Start of STORED DATA
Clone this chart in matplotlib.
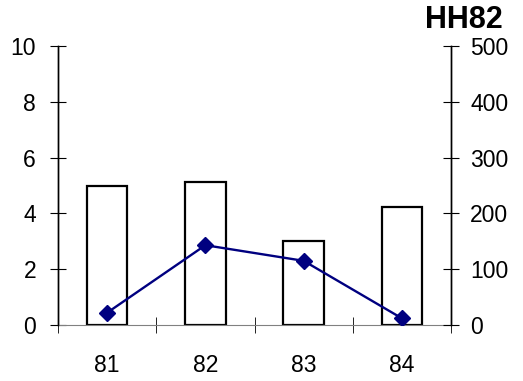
import numpy as np
import matplotlib.pyplot as plt

plt.rcParams['font.family'] = ['Liberation Sans', 'DejaVu Sans']

categories = ['81', '82', '83', '84']
bar_values = [5.0, 5.14, 3.0, 4.23]
line_values = [22, 143, 115, 12]
title = 'HH82'

fig = plt.figure(figsize=(5.23, 3.81), dpi=100)
ax = fig.add_axes([58/523, 1-325/381, (451-58)/523, (325-46)/381])
ax2 = ax.twinx()

x = np.arange(len(categories))
ax.bar(x, bar_values, width=0.41, facecolor='white', edgecolor='black', linewidth=1.6, zorder=2)
ax2.plot(x, line_values, color='#000080', linewidth=1.7, marker='D', markersize=8.5, zorder=3)

ax.set_xlim(-0.5, len(categories) - 0.5)
ax.set_ylim(0, 10)
ax2.set_ylim(0, 500)
ax.set_yticks(np.arange(0, 11, 2))
ax2.set_yticks(np.arange(0, 501, 100))

ax.set_xticks(x)
ax.set_xticklabels(categories)
ax.set_xticks(np.arange(-0.5, len(categories), 1), minor=True)
ax.tick_params(axis='x', which='major', length=0, pad=21, labelsize=16.5)
ax.tick_params(axis='x', which='minor', direction='inout', length=11)
ax.tick_params(axis='y', direction='inout', length=11.5, pad=10, labelsize=16.5)
ax2.tick_params(axis='y', direction='inout', length=11.5, pad=8, labelsize=16.5)

for a in (ax, ax2):
    a.spines['top'].set_visible(False)
    a.spines['left'].set_linewidth(1)
    a.spines['right'].set_linewidth(1)
ax.spines['bottom'].set_color('#808080')
ax2.spines['bottom'].set_visible(False)

fig.text(503/523, 1-20/381, title, ha='right', va='center', fontsize=22, fontweight='bold')

fig.savefig('out.png', dpi=100)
End of STORED DATA
**WORK REQUIRED**
Copy out the lines in which the string "matplotlib" appears.

**RESULT OF THE EXERCISE**
Clone this chart in matplotlib.
import matplotlib.pyplot as plt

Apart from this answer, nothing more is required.